Basra Museum opening sparks hopes of cultural revival in post-war Iraq

Basra Museum opened its doors to the public this week in another step towards restoring the country's cultural heritage damaged in conflicts dating back almost four decades to the war with Iran. 

The museum in Basra had been closed since 1991, when it was among nine museums looted by mobs opposed to dictator Saddam Hussein at the close of the first Gulf War. 

Now, with the assistance of the British Museum and other organisations, thousands of artefacts dating back as far as 6000BC are back on display in the southern province. The collection, housed in a former palace of the late dictator, covers Sumerian, Babylonian, Assyrian and Islamic periods of Iraq’s history. 

“The museum has over 2,000 objects that are drawn from the vast storage rooms of Baghdad’s Iraq Museum and 100 were that were looted and found abroad are on display,” Qahtan Al Obeid, head of Basra’s archaeology and heritage, said during the opening on Wednesday. “The preparations for the opening took 10 years," Mr Al Obeid said, with the first display room opened in 2016. 

Iraq’s culture ministry plans to add a library of archaeological books, a conference room and a workshop to the Basra museum, as well as open four others in the province. “The ministry will support the museum as it represents the cultural and touristic history of Basra,” Deputy Culture Minister Qais Hussein told The National. 

In the 16 years since the 2003 US-led invasion that toppled Saddam, many of the Iraq’s ancient statues and pre-Islamic treasures have been either looted or destroyed. The loss has become representative of the chaos in the country following the invasion. Adding to the devastation, ISIS looted or destroyed many of Iraq’s cultural sites and monuments after overrunning much of the country's north in 2014 and declaring a “caliphate” spanning Iraqi and Syria. 

Thousands of Assyrian, Babylonian, Persian, Roman and Islamic artefacts are still missing. “Some of the artefacts were stolen by gangs and taken outside of the country. We are not sure if these criminal acts were conducted by ISIS or by smugglers that were selling the treasures in the black market,” Mr Al Obeid said. 

Iraq's efforts to restore its cultural have been supported by governments and groups abroad. The US says it has returned more than 3,000 stolen artefacts to Iraq since 2005. Britain has also returned looted antiquities recovered by authorities, including a rare Babylonian cuneiform stone that was handed over to the Iraqi embassy on Tuesday. 

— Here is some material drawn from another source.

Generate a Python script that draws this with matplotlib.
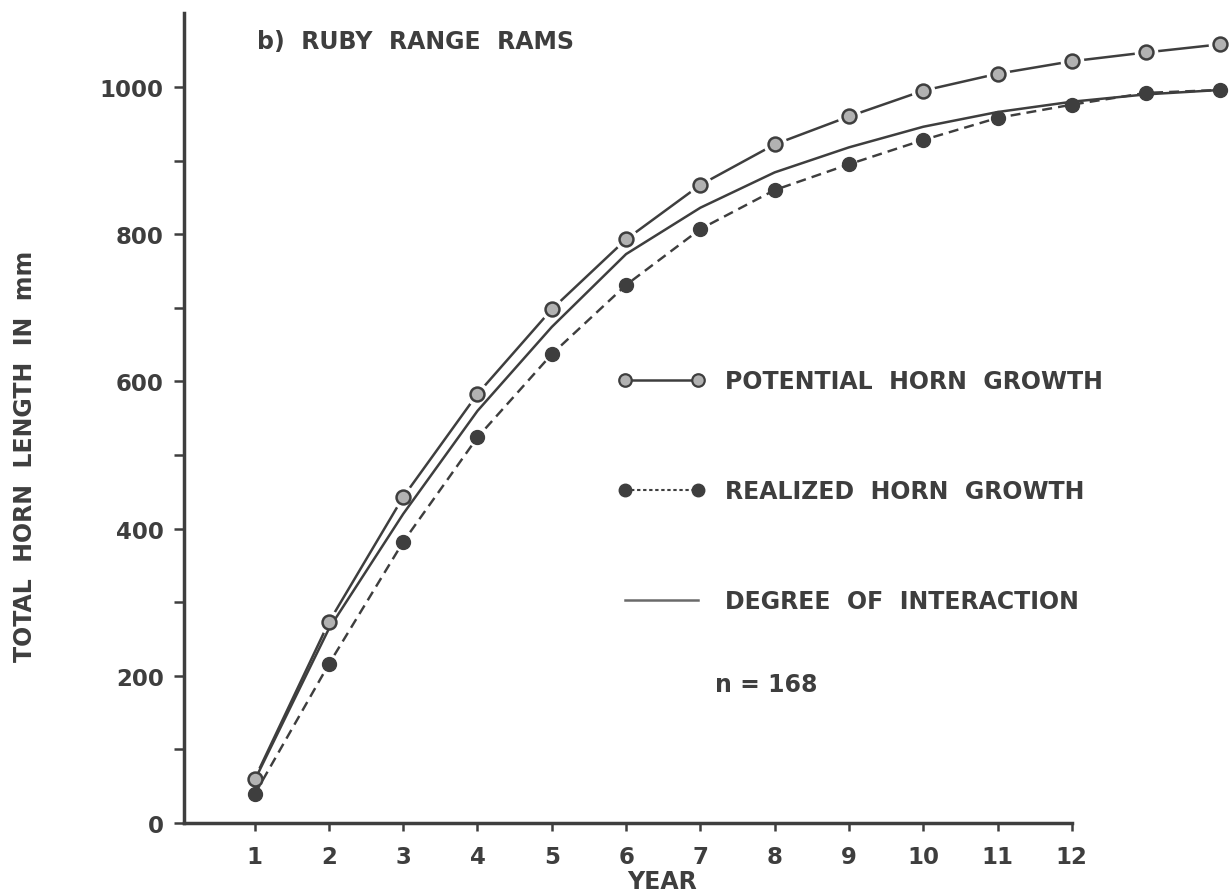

The UAE meanwhile is working with Unesco to rebuild the famed Al Nuri mosque in Mosul, known for its leaning minaret, that was destroyed by ISIS shortly before the extremist group was driven out of Mosul in 2017. Dr John Curtis, director of Friends of Basrah Museum, a UK-based group formed in 2010, said the organisation was working to ensure that stolen objects are returned to Iraq.

“Whenever I am aware of something that is illegally exported it gets reported to the appropriate side to ensure it returns to its rightful owner,” Mr Curtis said during the opening of the museum. 

“It will be a museum for the whole of southern Iraq and for the wider region,” he said. Politicians in Baghdad hailed the opening of the Basra Museum as a “message of peace”. “This is not just a museum. It is a message that Iraq is a country of civilisation and peace,” said Maysoon Al Damluji, a former deputy culture minister.